The illustrating example evaluates the impact of poverty on children’s academic achievement. Using the 1997 Child Development Supplement (CDS) to the Panel Study of Income Dynamics (PSID) and the core PSID annual data from 1968 to 1997 (Hofferth et al., 2001), the analysis using the Crump et al.’s nonparametric tests suggests that we can reject the null hypothesis of a zero conditional average treatment effect (p<.05) and the null hypothesis of a constant conditional average treatment effect (p<.10); and therefore, effect heterogeneity may exist in this sample.
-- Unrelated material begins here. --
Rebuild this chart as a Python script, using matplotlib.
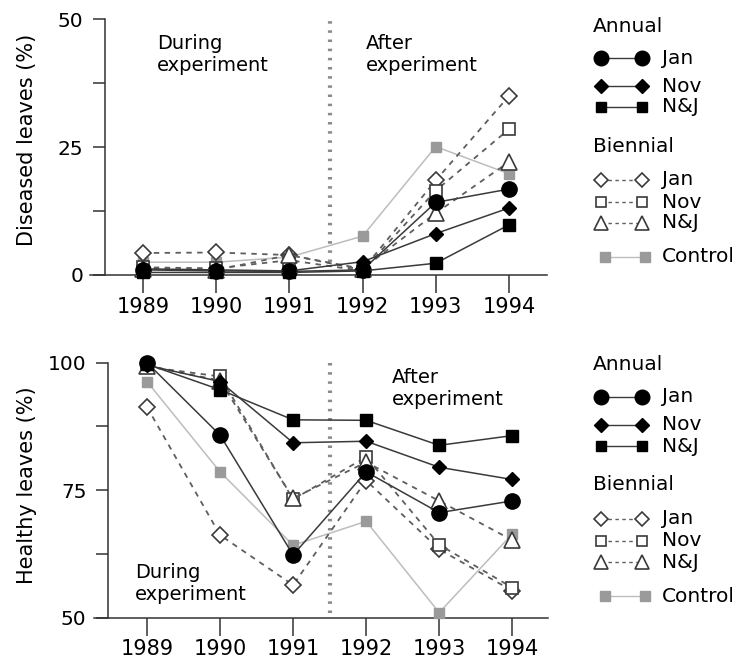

Using the Xie et al.’s stratification-multilevel method, the study finds that the effects of poverty on child’s letter-word identification score in 1997 are not homogeneous and vary by the propensity of using a welfare program.

Implications

Participants will learn from this workshop: 1) how to use the recent advances in propensity score analysis to address important research questions; and 2) tests and modeling strategies with hands-on experiences to address fundamental issues encountered from program evaluation and research concerning causality.

Pedagogical Techniques

The workshop will use PowerPoint slides to show the main contents and a computing session with Stata to illustrate the testing and modeling process.